» **GOAL OF THE EXERCISE**:
Print the material below exactly as it stands, please, from its first line to the line holding "fig = plt.figure(figsize=(W", with no pictures.

::: DATA EXCERPT

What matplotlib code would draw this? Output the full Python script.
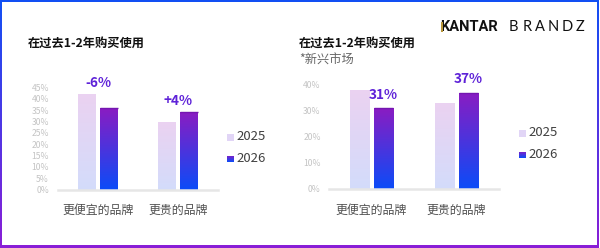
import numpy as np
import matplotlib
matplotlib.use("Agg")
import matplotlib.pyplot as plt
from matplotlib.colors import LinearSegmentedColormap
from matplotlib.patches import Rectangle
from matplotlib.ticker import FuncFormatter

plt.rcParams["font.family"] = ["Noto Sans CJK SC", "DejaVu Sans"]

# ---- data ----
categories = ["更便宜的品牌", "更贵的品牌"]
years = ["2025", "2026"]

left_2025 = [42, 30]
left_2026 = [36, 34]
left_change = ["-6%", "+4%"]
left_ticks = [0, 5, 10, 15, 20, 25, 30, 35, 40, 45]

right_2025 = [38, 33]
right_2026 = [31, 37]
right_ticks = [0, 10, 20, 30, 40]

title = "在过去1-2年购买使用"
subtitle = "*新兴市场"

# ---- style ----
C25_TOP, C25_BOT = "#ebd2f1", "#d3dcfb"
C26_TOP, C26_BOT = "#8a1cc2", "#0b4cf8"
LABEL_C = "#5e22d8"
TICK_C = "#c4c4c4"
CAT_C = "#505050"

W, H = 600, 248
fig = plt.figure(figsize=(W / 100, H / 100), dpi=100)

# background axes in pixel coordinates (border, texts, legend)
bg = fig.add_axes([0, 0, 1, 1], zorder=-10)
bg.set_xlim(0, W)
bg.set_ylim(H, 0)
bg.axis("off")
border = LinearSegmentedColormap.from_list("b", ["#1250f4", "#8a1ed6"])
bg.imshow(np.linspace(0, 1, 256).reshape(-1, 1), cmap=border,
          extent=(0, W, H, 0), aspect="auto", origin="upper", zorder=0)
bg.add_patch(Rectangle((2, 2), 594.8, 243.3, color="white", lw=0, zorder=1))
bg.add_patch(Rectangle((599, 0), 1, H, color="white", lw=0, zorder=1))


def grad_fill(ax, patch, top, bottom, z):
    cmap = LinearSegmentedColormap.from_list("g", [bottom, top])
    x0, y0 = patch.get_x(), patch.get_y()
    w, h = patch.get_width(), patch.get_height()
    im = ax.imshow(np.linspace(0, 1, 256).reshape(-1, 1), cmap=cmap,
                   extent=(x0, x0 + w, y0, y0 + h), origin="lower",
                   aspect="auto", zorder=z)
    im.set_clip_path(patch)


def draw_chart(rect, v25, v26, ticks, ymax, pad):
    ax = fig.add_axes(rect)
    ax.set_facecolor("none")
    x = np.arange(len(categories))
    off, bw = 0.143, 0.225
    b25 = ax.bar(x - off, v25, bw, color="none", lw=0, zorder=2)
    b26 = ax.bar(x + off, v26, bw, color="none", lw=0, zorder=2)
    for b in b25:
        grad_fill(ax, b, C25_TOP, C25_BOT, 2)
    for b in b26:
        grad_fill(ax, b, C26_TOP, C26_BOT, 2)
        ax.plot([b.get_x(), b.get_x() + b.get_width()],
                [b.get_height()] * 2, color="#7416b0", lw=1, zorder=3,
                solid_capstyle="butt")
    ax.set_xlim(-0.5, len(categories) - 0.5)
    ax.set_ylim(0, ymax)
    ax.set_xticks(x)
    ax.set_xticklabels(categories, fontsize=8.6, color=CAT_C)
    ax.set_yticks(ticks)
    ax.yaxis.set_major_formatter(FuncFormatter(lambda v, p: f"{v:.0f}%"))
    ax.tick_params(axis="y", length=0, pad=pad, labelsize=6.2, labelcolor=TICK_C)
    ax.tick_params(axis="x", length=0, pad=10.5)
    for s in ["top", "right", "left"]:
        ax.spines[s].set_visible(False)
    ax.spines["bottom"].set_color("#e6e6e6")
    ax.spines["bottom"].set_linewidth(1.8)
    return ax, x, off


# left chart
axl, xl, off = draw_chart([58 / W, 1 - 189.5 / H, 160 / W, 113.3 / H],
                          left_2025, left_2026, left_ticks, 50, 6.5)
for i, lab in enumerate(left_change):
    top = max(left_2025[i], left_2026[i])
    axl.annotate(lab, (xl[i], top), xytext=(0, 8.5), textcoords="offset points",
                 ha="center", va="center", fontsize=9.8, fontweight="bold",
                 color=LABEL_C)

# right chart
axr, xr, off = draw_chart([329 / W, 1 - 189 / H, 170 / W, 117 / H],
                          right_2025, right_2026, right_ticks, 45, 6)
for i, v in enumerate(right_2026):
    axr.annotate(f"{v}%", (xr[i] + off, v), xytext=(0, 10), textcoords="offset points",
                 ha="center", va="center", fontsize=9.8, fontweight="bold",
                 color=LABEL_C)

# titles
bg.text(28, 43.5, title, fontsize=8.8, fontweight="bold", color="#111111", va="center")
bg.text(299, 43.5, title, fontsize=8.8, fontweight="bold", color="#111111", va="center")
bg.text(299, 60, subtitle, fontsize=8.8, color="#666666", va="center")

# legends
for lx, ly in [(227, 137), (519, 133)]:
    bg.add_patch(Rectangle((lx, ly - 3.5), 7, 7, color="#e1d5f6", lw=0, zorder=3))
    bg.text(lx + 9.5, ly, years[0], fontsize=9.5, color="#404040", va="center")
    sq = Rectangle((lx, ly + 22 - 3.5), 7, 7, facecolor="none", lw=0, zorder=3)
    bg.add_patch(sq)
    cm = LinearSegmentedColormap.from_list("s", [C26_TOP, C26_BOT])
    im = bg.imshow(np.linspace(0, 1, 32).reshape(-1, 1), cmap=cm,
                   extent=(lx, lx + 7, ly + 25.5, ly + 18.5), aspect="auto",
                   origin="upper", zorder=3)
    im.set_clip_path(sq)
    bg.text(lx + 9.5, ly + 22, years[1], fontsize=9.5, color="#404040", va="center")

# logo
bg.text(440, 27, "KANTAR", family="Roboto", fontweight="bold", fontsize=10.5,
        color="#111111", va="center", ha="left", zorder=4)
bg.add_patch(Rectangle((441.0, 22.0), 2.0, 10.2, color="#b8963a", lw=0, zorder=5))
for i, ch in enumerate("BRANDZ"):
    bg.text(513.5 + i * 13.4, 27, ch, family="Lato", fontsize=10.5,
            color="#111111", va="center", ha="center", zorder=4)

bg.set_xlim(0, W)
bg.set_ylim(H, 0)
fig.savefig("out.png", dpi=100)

::::::

» **SOLVED PROBLEM**:
What matplotlib code would draw this? Output the full Python script.
import numpy as np
import matplotlib
matplotlib.use("Agg")
import matplotlib.pyplot as plt
from matplotlib.colors import LinearSegmentedColormap
from matplotlib.patches import Rectangle
from matplotlib.ticker import FuncFormatter

plt.rcParams["font.family"] = ["Noto Sans CJK SC", "DejaVu Sans"]

# ---- data ----
categories = ["更便宜的品牌", "更贵的品牌"]
years = ["2025", "2026"]

left_2025 = [42, 30]
left_2026 = [36, 34]
left_change = ["-6%", "+4%"]
left_ticks = [0, 5, 10, 15, 20, 25, 30, 35, 40, 45]

right_2025 = [38, 33]
right_2026 = [31, 37]
right_ticks = [0, 10, 20, 30, 40]

title = "在过去1-2年购买使用"
subtitle = "*新兴市场"

# ---- style ----
C25_TOP, C25_BOT = "#ebd2f1", "#d3dcfb"
C26_TOP, C26_BOT = "#8a1cc2", "#0b4cf8"
LABEL_C = "#5e22d8"
TICK_C = "#c4c4c4"
CAT_C = "#505050"

W, H = 600, 248
fig = plt.figure(figsize=(W / 100, H / 100), dpi=100)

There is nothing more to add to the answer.